Title:Gaussian fluctuations of spatially inhomogeneous polymers

Abstract:Inhomogeneous polymers play an important role in various cellular processes, both in nature and in biotechnological applications. At finite temperatures, inhomogeneous polymers exhibit non-trivial thermal fluctuations. In a broader context, these are relatively simple examples for fluctuations in spatially inhomogeneous systems, which are less understood compared to their homogeneous counterparts. We develop a statistical theory of torsional, extensional and bending Gaussian fluctuations of inhomogeneous polymers, where the inhomogeneity is an inclusion of variable size and mechanical properties, using both continuum and discrete approaches. First, we analytically calculate the complete eigenvalue and eigenmode spectrum of the inhomogeneous polymer within a continuum field theory.
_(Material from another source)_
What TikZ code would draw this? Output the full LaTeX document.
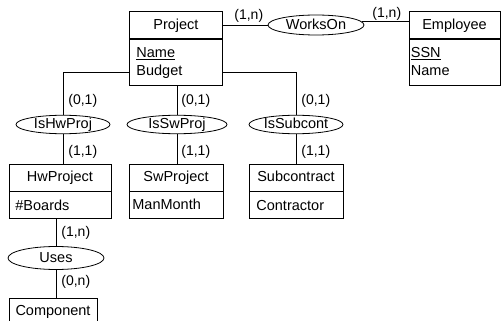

In particular, we show that the wavenumber inside and outside of the inclusion is nearly linear in the eigenvalue index, with a nontrivial coefficient. Second, we solve the corresponding discrete problem, and highlight fundamental differences between the continuum and discrete spectra. In particular, we demonstrate that above a certain wavenumber the discrete spectrum changes qualitatively and discrete evanescent eigenmodes, that do not have continuum counterparts, emerge. The statistical thermodynamic implications of these differences are then explored by calculating fluctuation-induced forces associated with free-energy variations with either the inclusion properties (e.g.~inhomogeneity formed by adsorbing molecules) or with an external geometric constraint. The former, which is the fluctuation-induced contribution to the adsorbing molecules binding force, is shown to be affected by short wavelengths and thus cannot be calculated using the continuum approach. The latter, on the other hand, is shown to be dominated by long wavelength shape fluctuations and hence is properly described by the continuum theory.